Challenge:
List each line of the data that holds the word "LaTeX".

↓↓↓

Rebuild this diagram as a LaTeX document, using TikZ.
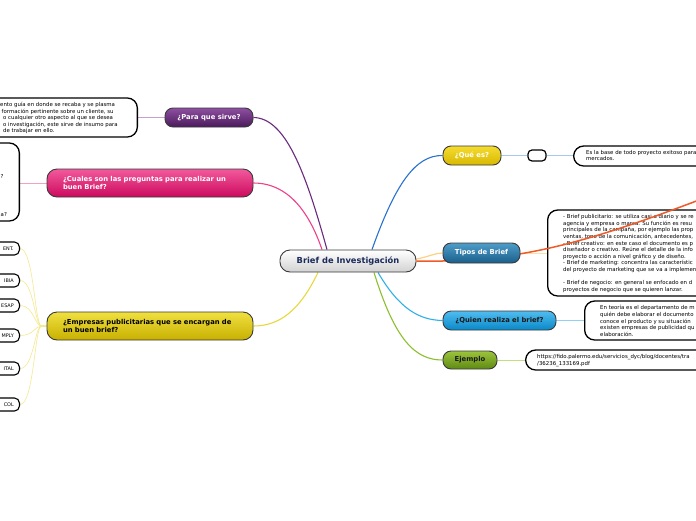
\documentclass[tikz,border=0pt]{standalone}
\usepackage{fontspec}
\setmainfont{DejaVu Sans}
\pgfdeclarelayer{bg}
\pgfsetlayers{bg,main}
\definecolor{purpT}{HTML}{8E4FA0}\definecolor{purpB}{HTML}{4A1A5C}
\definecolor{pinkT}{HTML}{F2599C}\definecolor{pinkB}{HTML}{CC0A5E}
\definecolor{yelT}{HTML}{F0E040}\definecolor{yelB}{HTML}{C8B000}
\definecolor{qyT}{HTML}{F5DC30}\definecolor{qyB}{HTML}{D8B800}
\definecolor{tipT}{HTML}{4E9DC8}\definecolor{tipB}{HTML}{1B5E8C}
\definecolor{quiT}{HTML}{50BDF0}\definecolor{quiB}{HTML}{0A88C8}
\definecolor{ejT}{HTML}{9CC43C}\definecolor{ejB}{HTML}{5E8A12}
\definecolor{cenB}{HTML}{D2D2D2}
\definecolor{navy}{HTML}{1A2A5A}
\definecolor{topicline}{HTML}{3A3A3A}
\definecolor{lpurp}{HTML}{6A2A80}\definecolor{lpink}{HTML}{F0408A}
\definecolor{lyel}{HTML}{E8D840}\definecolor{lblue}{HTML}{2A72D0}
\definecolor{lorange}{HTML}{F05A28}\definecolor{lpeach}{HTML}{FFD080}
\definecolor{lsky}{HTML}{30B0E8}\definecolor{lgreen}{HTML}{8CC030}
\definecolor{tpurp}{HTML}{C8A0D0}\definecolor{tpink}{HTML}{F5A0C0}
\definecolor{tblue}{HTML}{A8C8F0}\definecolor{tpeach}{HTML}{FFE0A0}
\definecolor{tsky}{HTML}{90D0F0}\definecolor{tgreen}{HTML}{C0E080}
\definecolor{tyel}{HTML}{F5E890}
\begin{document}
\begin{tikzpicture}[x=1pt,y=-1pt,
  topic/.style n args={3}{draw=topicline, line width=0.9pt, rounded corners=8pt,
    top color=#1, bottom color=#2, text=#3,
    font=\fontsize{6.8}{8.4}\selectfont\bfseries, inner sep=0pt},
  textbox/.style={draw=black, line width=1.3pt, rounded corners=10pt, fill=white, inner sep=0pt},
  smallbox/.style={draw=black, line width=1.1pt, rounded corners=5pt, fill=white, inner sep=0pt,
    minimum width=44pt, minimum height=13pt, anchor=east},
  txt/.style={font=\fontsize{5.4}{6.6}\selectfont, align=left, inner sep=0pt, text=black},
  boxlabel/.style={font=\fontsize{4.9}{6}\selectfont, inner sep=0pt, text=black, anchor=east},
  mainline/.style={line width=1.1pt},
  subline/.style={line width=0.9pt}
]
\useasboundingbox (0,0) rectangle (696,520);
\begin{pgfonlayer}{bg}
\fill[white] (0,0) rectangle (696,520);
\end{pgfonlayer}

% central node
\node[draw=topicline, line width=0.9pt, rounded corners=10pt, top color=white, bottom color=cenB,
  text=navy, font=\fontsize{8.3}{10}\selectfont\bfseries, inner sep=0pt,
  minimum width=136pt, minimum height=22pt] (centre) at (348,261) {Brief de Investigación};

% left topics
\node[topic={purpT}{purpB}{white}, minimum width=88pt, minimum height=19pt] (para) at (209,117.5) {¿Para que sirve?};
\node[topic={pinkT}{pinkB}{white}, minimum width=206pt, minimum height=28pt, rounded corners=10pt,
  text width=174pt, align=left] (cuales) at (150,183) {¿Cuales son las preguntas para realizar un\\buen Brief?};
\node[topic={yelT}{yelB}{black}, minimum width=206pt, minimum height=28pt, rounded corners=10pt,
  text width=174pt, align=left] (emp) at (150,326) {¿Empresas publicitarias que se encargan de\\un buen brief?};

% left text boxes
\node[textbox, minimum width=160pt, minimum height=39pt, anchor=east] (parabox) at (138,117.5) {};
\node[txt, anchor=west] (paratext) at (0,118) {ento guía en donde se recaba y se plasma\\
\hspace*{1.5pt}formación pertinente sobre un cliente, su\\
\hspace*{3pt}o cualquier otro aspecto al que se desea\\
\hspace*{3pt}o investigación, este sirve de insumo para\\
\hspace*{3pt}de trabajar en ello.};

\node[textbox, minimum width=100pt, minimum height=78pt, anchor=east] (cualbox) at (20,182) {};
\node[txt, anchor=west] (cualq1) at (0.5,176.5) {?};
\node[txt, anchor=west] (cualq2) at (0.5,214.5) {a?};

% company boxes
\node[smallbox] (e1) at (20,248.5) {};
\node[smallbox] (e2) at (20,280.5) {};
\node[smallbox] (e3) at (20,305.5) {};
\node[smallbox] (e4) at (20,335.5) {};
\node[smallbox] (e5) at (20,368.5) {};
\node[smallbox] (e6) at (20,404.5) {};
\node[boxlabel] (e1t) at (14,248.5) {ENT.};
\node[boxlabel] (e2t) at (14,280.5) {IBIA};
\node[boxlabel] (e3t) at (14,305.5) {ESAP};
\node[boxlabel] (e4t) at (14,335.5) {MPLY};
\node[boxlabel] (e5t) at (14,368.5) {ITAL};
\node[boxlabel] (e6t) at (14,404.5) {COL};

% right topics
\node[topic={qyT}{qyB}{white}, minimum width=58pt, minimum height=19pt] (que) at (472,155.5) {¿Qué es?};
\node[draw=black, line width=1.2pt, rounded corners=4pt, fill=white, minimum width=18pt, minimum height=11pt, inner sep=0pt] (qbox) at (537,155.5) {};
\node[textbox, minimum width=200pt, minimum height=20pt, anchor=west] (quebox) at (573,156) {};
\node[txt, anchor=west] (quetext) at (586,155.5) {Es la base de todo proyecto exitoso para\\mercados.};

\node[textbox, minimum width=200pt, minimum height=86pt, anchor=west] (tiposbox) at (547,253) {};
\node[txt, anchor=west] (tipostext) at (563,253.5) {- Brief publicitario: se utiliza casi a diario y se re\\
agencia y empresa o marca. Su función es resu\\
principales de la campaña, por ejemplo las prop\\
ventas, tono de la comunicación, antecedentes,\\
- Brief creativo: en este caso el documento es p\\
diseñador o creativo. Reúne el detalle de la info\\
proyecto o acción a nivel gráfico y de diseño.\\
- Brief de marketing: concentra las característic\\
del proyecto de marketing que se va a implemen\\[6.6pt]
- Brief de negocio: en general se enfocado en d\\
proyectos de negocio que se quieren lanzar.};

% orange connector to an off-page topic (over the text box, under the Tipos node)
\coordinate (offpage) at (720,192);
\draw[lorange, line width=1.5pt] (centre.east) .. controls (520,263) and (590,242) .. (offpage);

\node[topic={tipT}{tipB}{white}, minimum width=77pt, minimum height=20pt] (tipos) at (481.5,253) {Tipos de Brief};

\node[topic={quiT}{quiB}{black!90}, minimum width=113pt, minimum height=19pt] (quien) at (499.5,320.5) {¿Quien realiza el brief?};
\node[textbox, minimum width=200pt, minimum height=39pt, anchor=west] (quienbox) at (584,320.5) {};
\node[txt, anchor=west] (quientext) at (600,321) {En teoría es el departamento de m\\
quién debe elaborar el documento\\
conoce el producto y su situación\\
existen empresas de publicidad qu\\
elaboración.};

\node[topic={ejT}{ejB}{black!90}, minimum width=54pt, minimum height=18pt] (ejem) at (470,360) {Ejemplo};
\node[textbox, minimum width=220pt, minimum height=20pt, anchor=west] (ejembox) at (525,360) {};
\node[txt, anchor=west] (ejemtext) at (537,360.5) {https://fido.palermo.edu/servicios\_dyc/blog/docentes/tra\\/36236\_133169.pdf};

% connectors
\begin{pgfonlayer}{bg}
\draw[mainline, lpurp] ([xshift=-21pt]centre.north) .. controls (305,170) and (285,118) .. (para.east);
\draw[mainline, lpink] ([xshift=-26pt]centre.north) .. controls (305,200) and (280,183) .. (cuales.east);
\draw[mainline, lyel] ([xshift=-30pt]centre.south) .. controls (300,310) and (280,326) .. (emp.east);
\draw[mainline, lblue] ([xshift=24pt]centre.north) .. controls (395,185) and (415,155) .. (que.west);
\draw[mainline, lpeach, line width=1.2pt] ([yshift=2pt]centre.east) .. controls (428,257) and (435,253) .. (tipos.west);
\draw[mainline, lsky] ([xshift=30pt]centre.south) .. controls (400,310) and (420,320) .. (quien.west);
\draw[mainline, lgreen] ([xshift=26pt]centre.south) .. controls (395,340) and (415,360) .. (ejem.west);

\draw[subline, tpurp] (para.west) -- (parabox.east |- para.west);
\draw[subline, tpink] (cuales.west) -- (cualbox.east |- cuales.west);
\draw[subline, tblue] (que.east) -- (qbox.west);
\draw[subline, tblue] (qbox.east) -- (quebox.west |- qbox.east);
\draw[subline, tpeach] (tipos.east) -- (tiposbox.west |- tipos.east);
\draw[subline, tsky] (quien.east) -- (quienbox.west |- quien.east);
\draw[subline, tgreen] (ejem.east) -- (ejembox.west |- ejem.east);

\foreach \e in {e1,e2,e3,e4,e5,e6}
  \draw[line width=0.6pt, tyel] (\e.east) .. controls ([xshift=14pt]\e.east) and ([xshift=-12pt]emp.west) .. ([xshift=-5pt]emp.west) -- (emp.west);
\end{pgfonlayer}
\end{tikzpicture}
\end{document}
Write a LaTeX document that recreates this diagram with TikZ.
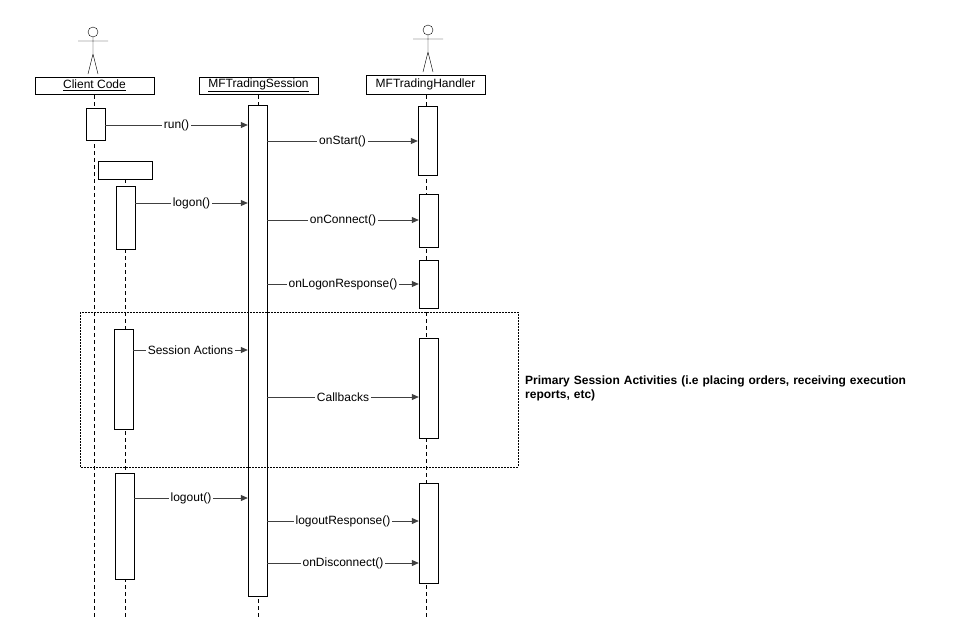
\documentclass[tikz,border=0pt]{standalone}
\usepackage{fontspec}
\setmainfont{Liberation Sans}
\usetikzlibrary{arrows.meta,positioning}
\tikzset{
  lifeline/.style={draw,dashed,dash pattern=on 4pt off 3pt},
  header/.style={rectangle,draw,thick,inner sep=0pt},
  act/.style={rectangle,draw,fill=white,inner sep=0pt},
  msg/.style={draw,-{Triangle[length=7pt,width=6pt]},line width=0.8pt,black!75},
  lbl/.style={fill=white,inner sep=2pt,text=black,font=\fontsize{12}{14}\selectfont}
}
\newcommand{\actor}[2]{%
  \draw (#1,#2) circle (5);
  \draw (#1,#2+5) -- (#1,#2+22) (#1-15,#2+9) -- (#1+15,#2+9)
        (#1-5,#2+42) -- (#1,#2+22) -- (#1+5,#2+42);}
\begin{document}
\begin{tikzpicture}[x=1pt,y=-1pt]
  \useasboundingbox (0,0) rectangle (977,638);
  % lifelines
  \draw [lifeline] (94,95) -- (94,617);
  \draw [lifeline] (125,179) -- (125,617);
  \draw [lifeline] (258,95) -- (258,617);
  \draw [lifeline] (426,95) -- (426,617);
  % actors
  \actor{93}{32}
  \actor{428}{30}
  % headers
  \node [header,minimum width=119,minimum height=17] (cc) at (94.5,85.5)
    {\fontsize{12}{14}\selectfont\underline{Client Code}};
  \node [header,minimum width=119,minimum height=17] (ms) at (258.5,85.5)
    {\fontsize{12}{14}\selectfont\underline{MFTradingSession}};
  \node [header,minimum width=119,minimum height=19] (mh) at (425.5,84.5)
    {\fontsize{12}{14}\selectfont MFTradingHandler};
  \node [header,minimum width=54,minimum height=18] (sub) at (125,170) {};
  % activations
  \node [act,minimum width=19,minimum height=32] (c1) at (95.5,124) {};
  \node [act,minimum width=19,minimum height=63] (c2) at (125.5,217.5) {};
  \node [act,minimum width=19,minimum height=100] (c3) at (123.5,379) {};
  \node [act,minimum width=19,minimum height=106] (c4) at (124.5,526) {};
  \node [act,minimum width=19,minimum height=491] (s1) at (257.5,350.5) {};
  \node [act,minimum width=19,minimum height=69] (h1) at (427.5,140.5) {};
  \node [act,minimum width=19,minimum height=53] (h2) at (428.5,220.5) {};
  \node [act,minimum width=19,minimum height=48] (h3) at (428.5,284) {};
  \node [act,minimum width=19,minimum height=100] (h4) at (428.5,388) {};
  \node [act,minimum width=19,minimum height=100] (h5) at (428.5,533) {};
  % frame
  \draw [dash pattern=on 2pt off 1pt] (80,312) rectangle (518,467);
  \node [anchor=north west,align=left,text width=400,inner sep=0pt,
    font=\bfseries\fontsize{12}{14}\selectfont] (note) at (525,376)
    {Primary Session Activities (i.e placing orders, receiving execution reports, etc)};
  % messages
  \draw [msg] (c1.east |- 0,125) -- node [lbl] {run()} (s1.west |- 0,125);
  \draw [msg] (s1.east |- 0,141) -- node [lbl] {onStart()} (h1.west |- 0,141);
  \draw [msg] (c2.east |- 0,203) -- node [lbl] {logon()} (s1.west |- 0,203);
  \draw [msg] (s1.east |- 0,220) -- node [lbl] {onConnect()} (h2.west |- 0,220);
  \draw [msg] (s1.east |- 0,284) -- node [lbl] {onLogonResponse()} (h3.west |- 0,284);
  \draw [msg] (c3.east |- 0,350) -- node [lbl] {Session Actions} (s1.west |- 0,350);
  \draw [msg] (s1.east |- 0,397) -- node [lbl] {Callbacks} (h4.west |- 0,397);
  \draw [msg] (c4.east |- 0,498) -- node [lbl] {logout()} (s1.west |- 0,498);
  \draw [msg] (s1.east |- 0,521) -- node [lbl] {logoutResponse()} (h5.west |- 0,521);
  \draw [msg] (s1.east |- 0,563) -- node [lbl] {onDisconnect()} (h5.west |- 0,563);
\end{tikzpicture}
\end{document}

↑↑↑

Written solution:
Rebuild this diagram as a LaTeX document, using TikZ.
Write a LaTeX document that recreates this diagram with TikZ.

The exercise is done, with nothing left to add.